One point made in the article I found particularly interesting is that of memories being sort of whitewashed by the present. It's poignantly stated, but I'm not sure I completely buy it. Having "reconnected" with childhood or otherwise years-past friends, in that electronic, online way, I've discovered we remember some things differently, and we remember different things, and re-evaluating my mental snapshots in that light has expanded and refined my perception of those memories. I would rather see clearly than remember it however I find most comfortable, but there's more to it than that. There may be touchy-feely, emotional motives to remember things how we want to, or comfort in leaving people firmly in the past where they "belong", but I'm fascinated by people and relationships and development, and I find it interesting to hear how they remember things, or to see what they're up to these days and how they seem to have changed or remained the same, even if I only look at their profile once. I see my childhood friends pop up on Facebook, clubbing in New York, or living in a trailer in rural Idaho, or playing with their two or six children, and I consciously know I no longer really "know" them, but I like knowing, at the very least, that they're alive somewhere, carrying memories of me as I carry memories of them. In some way, for better or worse, we've been a part of each other's development and memory, even if only incidentally. It reminds me to make the most of today, to be a positive memory for today's friends and coworkers. And then, when I'm tired of seeing information about them, I hide them from my feed and only go back when, one day, I think, "I wonder whatever happened to So-and-so. Oh yeah, they're on Facebook, let's see." A minute later, I've moved on, but for that minute, a part of my life that contributed to who I am today was brought back into view, sparked by information and pictures that elicited memories the mere incidental thought never would have. Am I a changed man because I spent a minute looking at the profile of a friend I've not spoken with in years? Maybe not. Could I have spent that minute calling a loved one I am close with? Yes. Would I have? Probably not. But the perspective--the little adjustment, the reminder of one's influence, the reminder of who you used to be and how things have changed--can, if you allow it, be useful.
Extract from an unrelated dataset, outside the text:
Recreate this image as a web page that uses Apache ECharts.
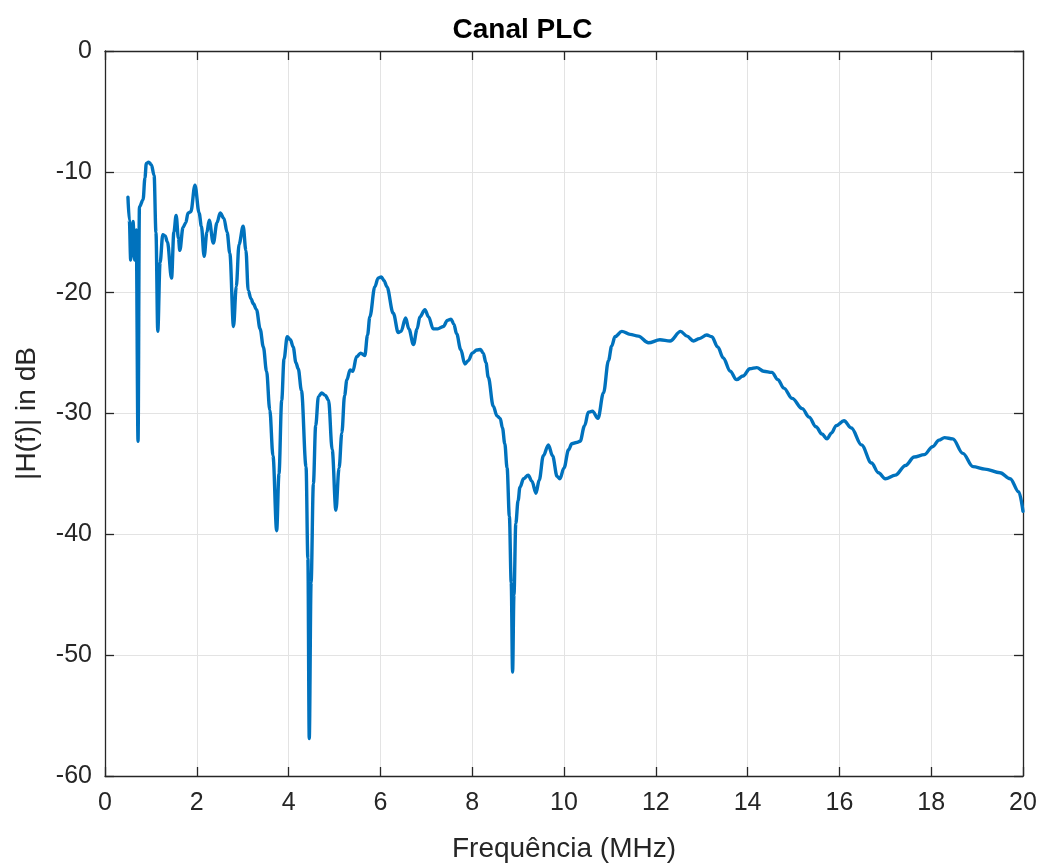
<!DOCTYPE html>
<html>
<head>
<meta charset="utf-8">
<title>Canal PLC</title>
<script src="https://cdn.jsdelivr.net/npm/echarts@6/dist/echarts.min.js"></script>
<style>
  html, body { margin: 0; padding: 0; background: #ffffff; }
  #chart { width: 1045px; height: 866px; }
</style>
</head>
<body>
<div id="chart"></div>
<script>
// Frequency samples (MHz) of the PLC channel response
const freqMHz = [
  0.50, 0.53, 0.56, 0.61, 0.65, 0.68, 0.72, 0.75, 0.83, 0.87,
  0.90, 0.95, 1.01, 1.07, 1.11, 1.15, 1.20, 1.26, 1.31, 1.36,
  1.45, 1.50, 1.55, 1.60, 1.63, 1.70, 1.76, 1.81, 1.87, 1.96,
  2.05, 2.10, 2.16, 2.22, 2.27, 2.36, 2.44, 2.51, 2.59, 2.66,
  2.72, 2.80, 2.86, 2.92, 3.01, 3.07, 3.12, 3.18, 3.23, 3.30,
  3.38, 3.45, 3.52, 3.59, 3.66, 3.74, 3.79, 3.85, 3.90, 3.97,
  4.04, 4.10, 4.16, 4.21, 4.28, 4.38, 4.42, 4.45, 4.49, 4.54,
  4.59, 4.65, 4.72, 4.80, 4.87, 4.95, 5.03, 5.10, 5.16, 5.22,
  5.27, 5.34, 5.40, 5.48, 5.57, 5.66, 5.72, 5.77, 5.88, 5.95,
  6.02, 6.08, 6.14, 6.28, 6.39, 6.45, 6.55, 6.62, 6.72, 6.80,
  6.86, 6.97, 7.05, 7.15, 7.25, 7.37, 7.46, 7.54, 7.60, 7.66,
  7.75, 7.84, 7.92, 8.00, 8.10, 8.18, 8.24, 8.30, 8.35, 8.46,
  8.54, 8.61, 8.66, 8.71, 8.76, 8.81, 8.85, 8.88, 8.91, 8.95,
  9.00, 9.04, 9.12, 9.22, 9.30, 9.39, 9.46, 9.55, 9.66, 9.75,
  9.85, 9.91, 10.00, 10.10, 10.17, 10.27, 10.35, 10.45, 10.53, 10.62,
  10.74, 10.86, 10.97, 11.04, 11.11, 11.26, 11.44, 11.62, 11.84, 12.09,
  12.31, 12.54, 12.68, 12.82, 12.95, 13.11, 13.22, 13.35, 13.47, 13.62,
  13.76, 13.90, 14.05, 14.20, 14.35, 14.53, 14.66, 14.79, 14.97, 15.19,
  15.34, 15.49, 15.62, 15.73, 15.83, 15.93, 16.10, 16.26, 16.48, 16.70,
  16.85, 17.00, 17.22, 17.44, 17.63, 17.85, 18.03, 18.17, 18.29, 18.47,
  18.69, 18.91, 19.17, 19.50, 19.72, 19.91, 20.00
];

// Magnitude |H(f)| in dB at each frequency sample
const magnitudeDb = [
  -12.1, -14.0, -17.3, -14.1, -17.3, -14.8, -32.3, -12.9, -12.3, -10.5,
  -9.3, -9.2, -9.4, -10.3, -15.0, -23.2, -17.5, -15.2, -15.3, -15.8,
  -18.8, -15.0, -13.6, -15.5, -16.5, -14.6, -14.2, -13.4, -13.3, -11.1,
  -13.4, -14.5, -17.0, -15.0, -14.0, -15.9, -14.2, -13.4, -13.85, -15.0,
  -16.75, -22.8, -19.5, -16.0, -14.5, -16.5, -19.8, -20.5, -20.9, -21.4,
  -23.0, -24.5, -26.5, -29.7, -33.5, -39.7, -35.0, -28.9, -25.5, -23.65,
  -23.9, -24.5, -25.8, -26.3, -28.1, -34.4, -42.0, -56.9, -44.0, -35.8,
  -31.0, -28.6, -28.3, -28.5, -28.9, -33.0, -38.0, -34.5, -31.6, -28.5,
  -27.2, -26.4, -26.5, -25.3, -25.0, -25.2, -23.5, -22.0, -19.5, -18.8,
  -18.7, -19.0, -19.5, -21.7, -23.3, -23.2, -22.1, -23.0, -24.3, -23.0,
  -22.0, -21.4, -22.0, -23.0, -23.0, -22.8, -22.3, -22.2, -22.6, -23.4,
  -24.7, -25.9, -25.6, -25.0, -24.75, -24.7, -25.0, -25.8, -27.0, -29.4,
  -30.2, -30.4, -31.2, -32.5, -34.5, -38.5, -44.0, -51.4, -45.0, -39.1,
  -37.2, -36.1, -35.4, -35.1, -35.6, -36.6, -35.5, -33.5, -32.6, -33.5,
  -35.2, -35.4, -34.5, -33.0, -32.5, -32.4, -32.3, -31.0, -29.9, -29.8,
  -30.4, -28.3, -25.6, -24.4, -23.65, -23.2, -23.45, -23.6, -24.15, -23.9,
  -24.0, -23.2, -23.6, -24.0, -23.8, -23.5, -23.65, -24.5, -25.4, -26.5,
  -27.2, -26.9, -26.3, -26.2, -26.5, -26.6, -27.2, -27.9, -28.75, -29.6,
  -30.3, -31.1, -31.7, -32.1, -31.6, -31.0, -30.6, -31.2, -32.6, -34.1,
  -34.9, -35.4, -35.1, -34.3, -33.6, -33.4, -32.75, -32.2, -32.0, -32.1,
  -33.3, -34.4, -34.6, -34.9, -35.4, -36.5, -38.1
];

// Axis limits and tick steps
const xRange = [0, 20];
const xStep = 2;
const yRange = [-60, 0];
const yStep = 10;

const titleText = 'Canal PLC';
const xLabelText = 'Frequência (MHz)';
const yLabelText = '|H(f)| in dB';

const FONT = '"Liberation Sans", Arial, Helvetica, sans-serif';
const INK = '#262626';

const chart = echarts.init(document.getElementById('chart'), null, { renderer: 'canvas' });

const boxAxisLine = { show: true, onZero: false, lineStyle: { color: INK, width: 1.3 } };
const boxTick = { show: true, inside: true, length: 9, lineStyle: { color: INK, width: 1.3 } };

chart.setOption({
  animation: false,
  backgroundColor: '#ffffff',
  title: {
    text: titleText,
    left: 'center',
    top: 11,
    textStyle: { fontFamily: FONT, fontWeight: 'bold', fontSize: 28, color: '#000000' }
  },
  grid: { left: 105, right: 22, top: 51, bottom: 90, containLabel: false, outerBoundsMode: 'none' },
  xAxis: [
    {
      type: 'value',
      min: xRange[0], max: xRange[1], interval: xStep,
      position: 'bottom',
      name: xLabelText,
      nameLocation: 'middle',
      nameGap: 59,
      nameTextStyle: { fontFamily: FONT, fontSize: 28, color: INK },
      axisLine: boxAxisLine,
      axisTick: boxTick,
      axisLabel: { fontFamily: FONT, fontSize: 25, color: INK, margin: 15 },
      splitLine: { show: true, lineStyle: { color: '#e3e3e3', width: 1 } }
    },
    {
      type: 'value',
      min: xRange[0], max: xRange[1], interval: xStep,
      position: 'top',
      axisLine: boxAxisLine,
      axisTick: boxTick,
      axisLabel: { show: false },
      splitLine: { show: false }
    }
  ],
  yAxis: [
    {
      type: 'value',
      min: yRange[0], max: yRange[1], interval: yStep,
      position: 'left',
      name: yLabelText,
      nameLocation: 'middle',
      nameGap: 64,
      nameRotate: 90,
      nameTextStyle: { fontFamily: FONT, fontSize: 28, color: INK },
      axisLine: boxAxisLine,
      axisTick: boxTick,
      axisLabel: { fontFamily: FONT, fontSize: 25, color: INK, margin: 13 },
      splitLine: { show: true, lineStyle: { color: '#e3e3e3', width: 1 } }
    },
    {
      type: 'value',
      min: yRange[0], max: yRange[1], interval: yStep,
      position: 'right',
      axisLine: boxAxisLine,
      axisTick: boxTick,
      axisLabel: { show: false },
      splitLine: { show: false }
    }
  ],
  series: [
    {
      type: 'line',
      xAxisIndex: 0,
      yAxisIndex: 0,
      data: freqMHz.map((f, i) => [f, magnitudeDb[i]]),
      showSymbol: false,
      smooth: 0.35,
      smoothMonotone: 'x',
      lineStyle: { color: '#0072BD', width: 3.4, join: 'round', cap: 'round' },
      clip: true
    }
  ]
});
</script>
</body>
</html>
In short, I fully support the caution flags raised by the author, and I share the author's lament for the nature of friendship in our culture, but I think deleting your Facebook account in response would be extreme and silly. While I think the author makes some scapegoating leaps, I really enjoyed the article and recommend it. Now, if you'll excuse me, I have plans with friends to spend time, in person, sharing our stories and updates, seeing what's behind the words in each other's eyes and gestures, sharing energy and sensation, and just being together. I think much of what the author is trying to say is summed up in a quote from one of my favorite movies, Good Will Hunting:
So if I asked you about art, you'd probably give me the skinny on every art book ever written. Michelangelo, you know a lot about him. Life's work, political aspirations, him and the pope, sexual orientation, the whole works, right? But I'll bet you can't tell me what it smells like in the Sistine Chapel.

3 comments:

Amberlynn said...

I get irked whenever Facebook gets blamed for the state of relationships today. I believe those articles are written by (Color Code) Blue personalities who are craving more intimacy in their lives then they currently have and seek to blame what is seen as a shallow source.
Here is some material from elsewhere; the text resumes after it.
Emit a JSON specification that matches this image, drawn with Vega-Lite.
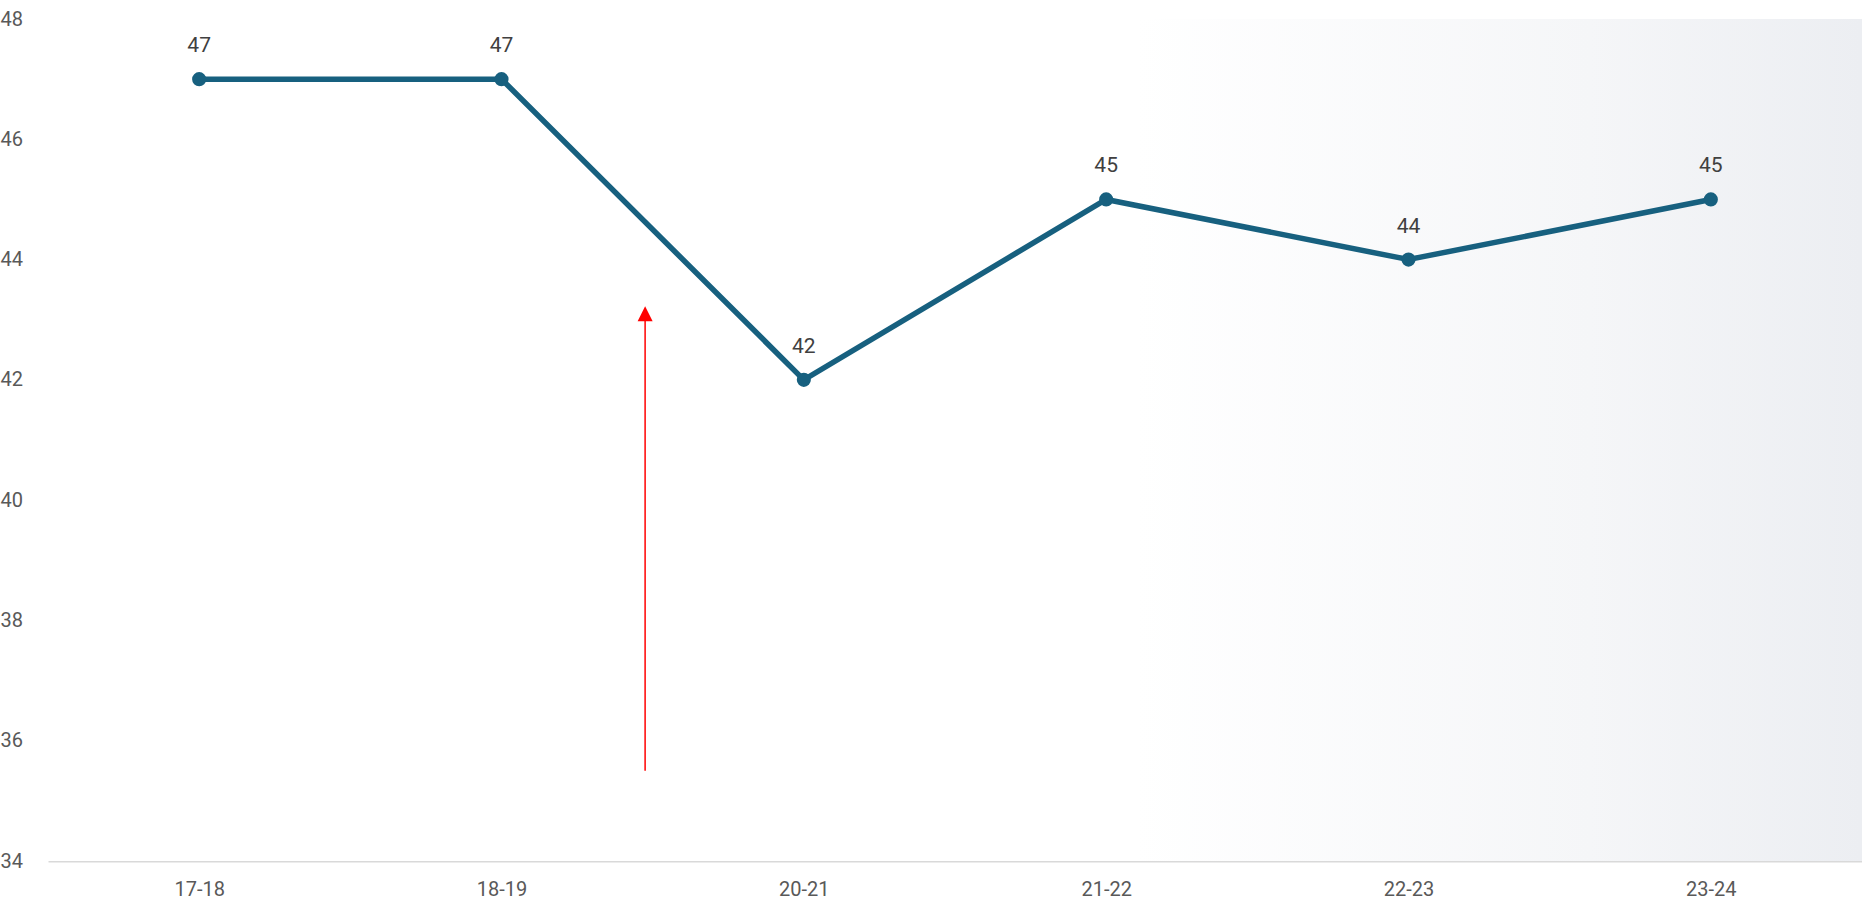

I can't say whether friendship has historically changed for all. I know for me, in middle school, I had hours of time to kill daily, and was able to spend that time developing intimate relationships with a circle of people in a way that I haven't experienced since. I don't know if it due to lack of time, interest, need, or a combination.

It is nice to have someone to discover sense of self with. To explore meaning in the world. To benefit each other for mutual improvement. In my current life situation, that relation is known as husband.

As someone who has moved frequently, and developed circles of friend from several "realms" of life, Facebook has been fantastic. Not only is it no longer "out-of-sight out-of-mind," but even when someone is in mind, I can easily touch base.

Additionally, I find knowing small touches here and there about people I DO see regularly helps me in face-to-face interaction. I already know who needs a deep warm hug (not that anyone ever doesn't need one) before entering a room. I know who lost a job. I know who is expecting a baby. I know who is trying a diet. Now, I feel like I have more information to HELP support a mutual improving relationship.

At the same time, I can also use Facebook to maintain loose ties in a long term network. People who I may not have connected with on an intimate level in person may be the one who has a job contact, or can let me borrow their shoes for a play, or provide me with my first tickets to the opera. These things may stay what they are - loose ties - or they could eventually develop into potential intimate relations in the future. I can further understand which friends are in the life-situation to empathize when I need to talk through something, for example.

Finally, slightly unrelated, I laughed out loud when reading your words "a manipulative checklist of dirt one has on the other." Simply because someone who manipulated me recently in a way that made me very unhappy IS still a Facebook friend, solely for professional (lose tie) reasons. In an attempt at rational communication with her, she concluded "now we each have dirt on the other," as if to say we were even for future back-stabbing possibilities. I was taken aback at her immaturity and inability to grasp the matter at hand - and still can't figure out any real "dirt" she may have on me.?! In hindsight: hilarious.

JJ said...

Ha, amen and amen.

alex dumas said...

"I see my childhood friends pop up on Facebook, clubbing in New York, or living in a trailer in rural Idaho, or playing with their two or six children, and I consciously know I no longer really "know" them, but I like knowing, at the very least, that they're alive somewhere, carrying memories of me as I carry memories of them. In some way, for better or worse, we've been a part of each other's development and memory, even if only incidentally."

That about sums it up for me. I agree that it's a tool, and should never take the place of real, face-to-face friendships. There's just no substitute for that.

It's funny because this year I've been toying with the idea of sending out my "Christmas cards" in email format, like a lot of people are doing now...just a picture, a few words, like "glad you're part of my life," and a nice thought about the Christmas season. One message to the masses. Nothing personalized. And I can't do it. I still like to write a little something to each friend. And yes, that takes time, but aren't these people worth my time? I think so.

Thanks for helping me make up my mind.